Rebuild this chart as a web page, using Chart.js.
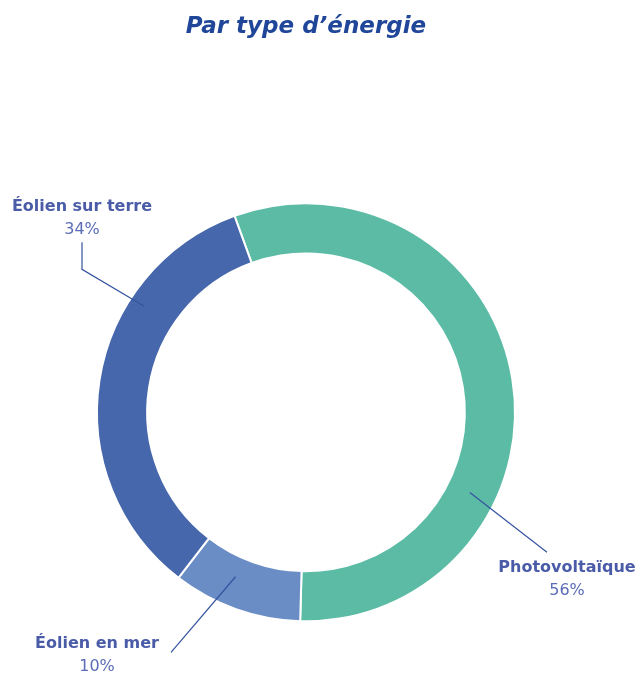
<!DOCTYPE html>
<html lang="fr">
<head>
<meta charset="utf-8">
<script src="https://cdn.jsdelivr.net/npm/chart.js@4"></script>
<style>
  html, body { margin: 0; padding: 0; background: #fff; }
  #wrap { width: 643px; height: 674px; position: relative; }
</style>
</head>
<body>
<div id="wrap"><canvas id="energyChart"></canvas></div>
<script>
// data
const labels = ['Photovoltaïque', 'Éolien en mer', 'Éolien sur terre'];
const shares = [56, 10, 34];
const colors = ['#5BBBA5', '#6A8DC5', '#4667AB'];

// where each callout sits, relative to the donut centre (t = along arc, f = across ring)
const callouts = [
  { t: 0.675, f: 0.47, path: [[241, 140]], text: [261, 156] },
  { t: 0.60, f: 0.40, path: [[-135, 240]], text: [-209, 232] },
  { t: 0.70, f: 0.69, path: [[-224, -143], [-224, -170]], text: [-224, -205] },
];

const FONT = '"DejaVu Sans", "Open Sans", sans-serif';

const calloutPlugin = {
  id: 'callouts',
  afterDatasetsDraw(chart) {
    const ctx = chart.ctx;
    const arcs = chart.getDatasetMeta(0).data;
    arcs.forEach((arc, i) => {
      const c = callouts[i];
      const { x, y, startAngle, endAngle, innerRadius, outerRadius } = arc.getProps(['x', 'y', 'startAngle', 'endAngle', 'innerRadius', 'outerRadius'], true);
      const a = startAngle + c.t * (endAngle - startAngle);
      const r = innerRadius + c.f * (outerRadius - innerRadius);
      ctx.save();
      ctx.strokeStyle = '#3553A0';
      ctx.lineWidth = 1.2;
      ctx.beginPath();
      ctx.moveTo(x + r * Math.cos(a), y + r * Math.sin(a));
      c.path.forEach(p => ctx.lineTo(x + p[0], y + p[1]));
      ctx.stroke();

      ctx.textAlign = 'center';
      ctx.textBaseline = 'middle';
      ctx.fillStyle = '#4A5BA8';
      ctx.font = `bold 16px ${FONT}`;
      ctx.fillText(labels[i], x + c.text[0], y + c.text[1]);
      ctx.fillStyle = '#5B6DB6';
      ctx.font = `16px ${FONT}`;
      ctx.fillText(shares[i] + '%', x + c.text[0], y + c.text[1] + 23);
      ctx.restore();
    });
  }
};

new Chart(document.getElementById('energyChart'), {
  type: 'doughnut',
  data: {
    labels: labels,
    datasets: [{
      data: shares,
      backgroundColor: colors,
      borderColor: '#ffffff',
      borderWidth: 2,
    }]
  },
  options: {
    responsive: true,
    maintainAspectRatio: false,
    animation: false,
    rotation: -20,
    cutout: '76%',
    layout: { padding: { left: 96, right: 127, top: 0, bottom: 51 } },
    plugins: {
      legend: { display: false },
      tooltip: { enabled: false },
      title: {
        display: true,
        text: 'Par type d’énergie',
        color: '#1F4699',
        font: { family: FONT, size: 23, weight: 'bold', style: 'italic', lineHeight: 1.2 },
        padding: { top: 13, bottom: 161 },
      },
    },
  },
  plugins: [calloutPlugin],
});
</script>
</body>
</html>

**WHAT THIS TASK INVOLVES:** Produce an exact copy of each line of data, skipping embedded images.

**EXPECTED ANSWER:**
Rebuild this chart as a web page, using Chart.js.
<!DOCTYPE html>
<html lang="fr">
<head>
<meta charset="utf-8">
<script src="https://cdn.jsdelivr.net/npm/chart.js@4"></script>
<style>
  html, body { margin: 0; padding: 0; background: #fff; }
  #wrap { width: 643px; height: 674px; position: relative; }
</style>
</head>
<body>
<div id="wrap"><canvas id="energyChart"></canvas></div>
<script>
// data
const labels = ['Photovoltaïque', 'Éolien en mer', 'Éolien sur terre'];
const shares = [56, 10, 34];
const colors = ['#5BBBA5', '#6A8DC5', '#4667AB'];

// where each callout sits, relative to the donut centre (t = along arc, f = across ring)
const callouts = [
  { t: 0.675, f: 0.47, path: [[241, 140]], text: [261, 156] },
  { t: 0.60, f: 0.40, path: [[-135, 240]], text: [-209, 232] },
  { t: 0.70, f: 0.69, path: [[-224, -143], [-224, -170]], text: [-224, -205] },
];

const FONT = '"DejaVu Sans", "Open Sans", sans-serif';

const calloutPlugin = {
  id: 'callouts',
  afterDatasetsDraw(chart) {
    const ctx = chart.ctx;
    const arcs = chart.getDatasetMeta(0).data;
    arcs.forEach((arc, i) => {
      const c = callouts[i];
      const { x, y, startAngle, endAngle, innerRadius, outerRadius } = arc.getProps(['x', 'y', 'startAngle', 'endAngle', 'innerRadius', 'outerRadius'], true);
      const a = startAngle + c.t * (endAngle - startAngle);
      const r = innerRadius + c.f * (outerRadius - innerRadius);
      ctx.save();
      ctx.strokeStyle = '#3553A0';
      ctx.lineWidth = 1.2;
      ctx.beginPath();
      ctx.moveTo(x + r * Math.cos(a), y + r * Math.sin(a));
      c.path.forEach(p => ctx.lineTo(x + p[0], y + p[1]));
      ctx.stroke();

      ctx.textAlign = 'center';
      ctx.textBaseline = 'middle';
      ctx.fillStyle = '#4A5BA8';
      ctx.font = `bold 16px ${FONT}`;
      ctx.fillText(labels[i], x + c.text[0], y + c.text[1]);
      ctx.fillStyle = '#5B6DB6';
      ctx.font = `16px ${FONT}`;
      ctx.fillText(shares[i] + '%', x + c.text[0], y + c.text[1] + 23);
      ctx.restore();
    });
  }
};

new Chart(document.getElementById('energyChart'), {
  type: 'doughnut',
  data: {
    labels: labels,
    datasets: [{
      data: shares,
      backgroundColor: colors,
      borderColor: '#ffffff',
      borderWidth: 2,
    }]
  },
  options: {
    responsive: true,
    maintainAspectRatio: false,
    animation: false,
    rotation: -20,
    cutout: '76%',
    layout: { padding: { left: 96, right: 127, top: 0, bottom: 51 } },
    plugins: {
      legend: { display: false },
      tooltip: { enabled: false },
      title: {
        display: true,
        text: 'Par type d’énergie',
        color: '#1F4699',
        font: { family: FONT, size: 23, weight: 'bold', style: 'italic', lineHeight: 1.2 },
        padding: { top: 13, bottom: 161 },
      },
    },
  },
  plugins: [calloutPlugin],
});
</script>
</body>
</html>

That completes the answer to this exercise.